A federated wiki is an http browser and a license. Subdomains on *.by-sa.cc are issued on demand and administered by the Creative Commons. The software itself is under an MIT license. Pages are meant to be addressable and linkable as pages in the open web, and the whole “lineup” navigation is URL-driven too. This is in alignment with Swartz's treatment of a programmable web in which URL's make sense, don’t break, and provide direction with durability.

The Smallest Federated Wiki project used normal web retrieval and simple endpoints (like page JSON), from the beginning. Now it publishes machine-usable indexes like sitemap.json that agents can crawl. This is somewhat less disciplined than Swartz' idea of a web semantics by design, but user choice through import + export lets you share without reinventing the wheel in any sane format: audio, video, code, mp4, pdf, graphs.

The federated wiki is built around data portability, not content sharing. Right now it is difficult for artists, art critics, art scholars and art students to access documents of contemporary art, and especially conceptual art, because these records are trapped in some opaque database. If sometimes a good sculpture is drinking beer with your friends, how do you license that?
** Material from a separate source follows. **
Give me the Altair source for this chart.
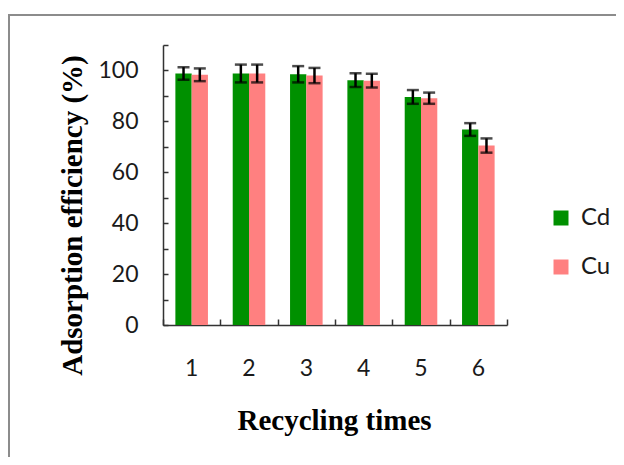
import altair as alt
import pandas as pd

cycles = ["1", "2", "3", "4", "5", "6"]
metals = ["Cd", "Cu"]
colors = ["#009000", "#FF8080"]
cd_values = [98.8, 98.8, 98.5, 96.2, 89.6, 76.8]
cu_values = [98.3, 98.8, 98.0, 96.0, 89.1, 70.5]
cd_err = [2.5, 3.5, 3.2, 2.7, 2.7, 2.5]
cu_err = [2.5, 3.5, 3.0, 2.7, 2.2, 2.8]
y_tick_values = [0, 10, 20, 30, 40, 50, 60, 70, 80, 90, 100, 110]
y_label_values = [0, 20, 40, 60, 80, 100]

rows = []
for i, c in enumerate(cycles):
    rows.append(dict(cycle=c, metal="Cd", value=cd_values[i], err=cd_err[i]))
    rows.append(dict(cycle=c, metal="Cu", value=cu_values[i], err=cu_err[i]))
df = pd.DataFrame(rows)

label_font = "Lato"
title_font = "Liberation Serif"
axis_color = "#333333"
text_color = "#1a1a1a"

x_scale = alt.Scale(paddingInner=0, paddingOuter=0)
xo_scale = alt.Scale(paddingInner=0, paddingOuter=0.76)
y_scale = alt.Scale(domain=[0, 110], nice=False, zero=True)

base = alt.Chart(df).transform_calculate(
    lo="datum.value - datum.err", hi="datum.value + datum.err"
)

one = alt.Data(values=[{"a": 1}])
frame_top = alt.Chart(one).mark_rule(color="#8c8c8c", strokeWidth=2).encode(
    x=alt.value(-155), x2=alt.value(453), y=alt.value(-30)
)
frame_left = alt.Chart(one).mark_rule(color="#8c8c8c", strokeWidth=2).encode(
    x=alt.value(-154), y=alt.value(-31), y2=alt.value(412)
)

bars = base.mark_bar().encode(
    x=alt.X(
        "cycle:N", scale=x_scale, sort=cycles,
        axis=alt.Axis(
            orient="bottom", title="Recycling times", ticks=False, tickSize=0,
            labelPadding=32, labelAngle=0, labelFont=label_font, labelFontSize=23,
            labelColor=text_color, domainColor=axis_color, domainWidth=1.5, grid=False,
            titleFont=title_font, titleFontSize=29, titleFontWeight="bold",
            titleColor="black", titleX=171, titleY=104, titleBaseline="alphabetic",
            titleAlign="center",
        ),
    ),
    xOffset=alt.XOffset("metal:N", scale=xo_scale, sort=metals),
    y=alt.Y(
        "value:Q", scale=y_scale,
        axis=alt.Axis(
            orient="left", values=y_label_values, ticks=False, tickSize=0,
            labelPadding=25, labelFont=label_font, labelFontSize=23,
            labelColor=text_color, domainColor=axis_color, domainWidth=1.5, grid=False,
            title="Adsorption efficiency (%)", titleFont=title_font, titleFontSize=29,
            titleFontWeight="bold", titleColor="black", titleAngle=270,
            titleX=-82, titleY=170, titleBaseline="alphabetic", titleAlign="center",
        ),
    ),
    color=alt.Color(
        "metal:N", scale=alt.Scale(domain=metals, range=colors),
        legend=alt.Legend(
            orient="none", legendX=386, legendY=161, direction="vertical", title=None,
            symbolType="square", symbolSize=225, symbolStrokeWidth=0,
            labelFont=label_font, labelFontSize=24, labelColor=text_color,
            labelOffset=8, rowPadding=25, padding=0,
        ),
    ),
)

rules = base.mark_rule(color="black", strokeWidth=2.5).encode(
    x=alt.X(
        "cycle:N", scale=x_scale, sort=cycles,
        axis=alt.Axis(
            orient="bottom", title=None, labels=False, domain=False, ticks=True,
            tickSize=6, offset=-6, tickBand="extent", tickColor=axis_color,
            tickWidth=1.5, grid=False,
        ),
    ),
    xOffset=alt.XOffset("metal:N", scale=xo_scale, sort=metals),
    y=alt.Y(
        "lo:Q", scale=y_scale,
        axis=alt.Axis(
            orient="left", title=None, labels=False, domain=False, ticks=True,
            tickSize=5, offset=-5, values=y_tick_values, tickColor=axis_color,
            tickWidth=1.5, grid=False,
        ),
    ),
    y2="hi:Q",
)

cap_lo = base.mark_tick(color="black", thickness=2.5, size=12).encode(
    x=alt.X("cycle:N", scale=x_scale, sort=cycles, axis=None),
    xOffset=alt.XOffset("metal:N", scale=xo_scale, sort=metals),
    y=alt.Y("lo:Q", scale=y_scale, axis=None),
)
cap_hi = base.mark_tick(color="black", thickness=2.5, size=12).encode(
    x=alt.X("cycle:N", scale=x_scale, sort=cycles, axis=None),
    xOffset=alt.XOffset("metal:N", scale=xo_scale, sort=metals),
    y=alt.Y("hi:Q", scale=y_scale, axis=None),
)

chart = alt.layer(frame_top, frame_left, bars, rules, cap_lo, cap_hi).resolve_axis(
    x="independent", y="independent"
).properties(
    width=344, height=280,
    autosize=alt.AutoSizeParams(type="none"),
    padding={"left": 155, "top": 37, "right": 109, "bottom": 132},
).configure_view(stroke=None).configure_axis(grid=False)

chart.save("out.html", embed_options={"renderer": "svg", "actions": False})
As museums, specifically the Duchamp Research Portal, are making some records available as JSON files but lock in DMCA limitations as a condition of the index, mirroring these resources and making them available freely is necessary to preserve the conditions for open scholarship and open data. Federated Wiki is free to run/modify/redistribute and easy to maintain: page JSON + sitemap.json + links provide a crawlable structure, so you can build querying tooling on top in advance of AI as both agent and interface of the emerging web.

Swartz' idea of a “query at scale” makes CC-BY-SA + simple JSON + CORS in a browser necessary. A database, even a distributed database, consists of not much more than pulling one record from one API route. Asking a question that forces the system to merge, pull and request changes from the user end is slightly more elegant. Swartz said APIs only answer the questions you already know how to ask, but queries let you ask broader stuff.

This site models, mirrors and pushes the medium of the art record. When I'm not hosting artifacts (text, image, music) off of the same cloud server that issues subdomains, I'm pointing at an existing database that can and must be served by federation. This site, done right, will eventually stretch across multiple endpoints—one site is hosting the work of Simon Denny, another, an archive of 1960's art finance experiments. Only a human art historian would connect them, but being able to predict the next token is not how art history gets made.

Making cross-endpoint queries fast (so they don’t take forever) is hard and still an open problem. Joining datasets to query at scale involves the complexity of filtering art from content, before or after certain years, when most data online was published in the last 25 years. Multiple endpoints include not just online archives, legacy archives vis a vis experimental, counter-institutional resources, artist's websites, word of mouth communities and defunct BBS boards, and of course, brick and mortar commercial galleries.

On Federated Wiki reciprocal license is the identity system. Wildcards are the ultimate identity system. When malicious actors appropriate these services they do so in all four dimensions of ownership, authorship, site-specificity and prior availability.

The operations of the art system are observations oriented to works of art.